* _SET TASK_
Only the pictures are omitted; repeat all other data exactly.
┌──
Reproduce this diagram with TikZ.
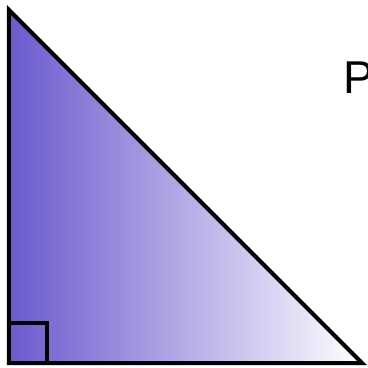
\documentclass[tikz,border=0pt]{standalone}
\usepackage{fontspec}
\setmainfont{Liberation Sans}
\definecolor{tri}{RGB}{106,90,205}
\tikzset{edge/.style={line width=4pt, line join=miter, draw=black}}
\begin{document}
\begin{tikzpicture}[x=1pt,y=1pt]
\useasboundingbox (0,0) rectangle (368,368);
\coordinate (A) at (9,358);
\coordinate (B) at (9,5);
\coordinate (C) at (362,5);
\shade[left color=tri, right color=white] (A) -- (B) -- (C) -- cycle;
\draw[edge] (A) -- (B) -- (C) -- cycle;
\draw[line width=4pt] (9,45) -- (47,45) -- (47,5);
\node[anchor=base west, inner sep=0pt, font=\fontsize{46}{50}\selectfont] (P) at (343,275) {P};
\end{tikzpicture}
\end{document}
└──
* _FINAL RESULT_
Reproduce this diagram with TikZ.
\documentclass[tikz,border=0pt]{standalone}
\usepackage{fontspec}
\setmainfont{Liberation Sans}
\definecolor{tri}{RGB}{106,90,205}
\tikzset{edge/.style={line width=4pt, line join=miter, draw=black}}
\begin{document}
\begin{tikzpicture}[x=1pt,y=1pt]
\useasboundingbox (0,0) rectangle (368,368);
\coordinate (A) at (9,358);
\coordinate (B) at (9,5);
\coordinate (C) at (362,5);
\shade[left color=tri, right color=white] (A) -- (B) -- (C) -- cycle;
\draw[edge] (A) -- (B) -- (C) -- cycle;
\draw[line width=4pt] (9,45) -- (47,45) -- (47,5);
\node[anchor=base west, inner sep=0pt, font=\fontsize{46}{50}\selectfont] (P) at (343,275) {P};
\end{tikzpicture}
\end{document}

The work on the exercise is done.